From a senior age group perspective there were frustrations, but outweighed by the positives. Herne Hill fielded their youngest ever senior women’s squad with U20 Poppy Craig McFeely running a very good first leg for the A team (10:29), then U23 Alexandra Brown (10:29) on second stage moved through from 23rd to sixth on a storming leg.
Last leg runner Charlotte Davies (11:47) was unfortunate as she looked likely to finish the team in 13th or 14th until sustaining a calf strain at the bottom of the final hill in the last quarter of a mile of a 3km lap. Davies was close enough to the finish to hobble in, but lost around 30 seconds and 6 places as the team nevertheless held onto a top twenty placing.

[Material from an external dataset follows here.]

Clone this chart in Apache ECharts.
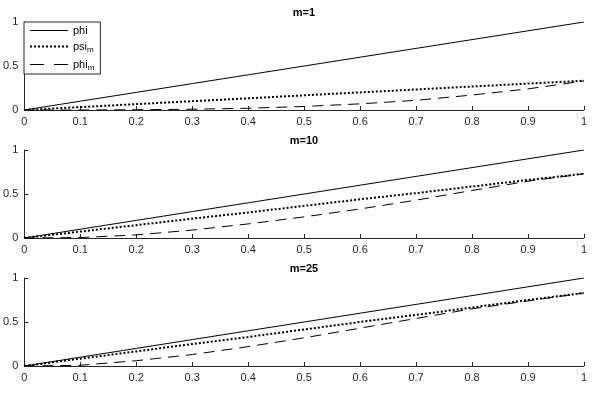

The women’s B team with more U23s Annabel Hobday (11:17) on first leg and Ella Newton (11:56) on third leg, with Hannah Edwards (11:47) running second, also ran very well to collectively place 37th of 106 full teams. Jemima Hayward Bhika (12:51) ran first leg for an incomplete C team.
In the final race of a very action packed day, Herne Hill’s one senior men’s team placed 54th of 144 complete teams with Mike Cummings (17:13), Andrew Warburton (17:58), Simon Coombes (18:00) and Jeff Cunningham (17:48). Their stages comprised two laps of the 2.5km circuit, so each man ran 5km per leg.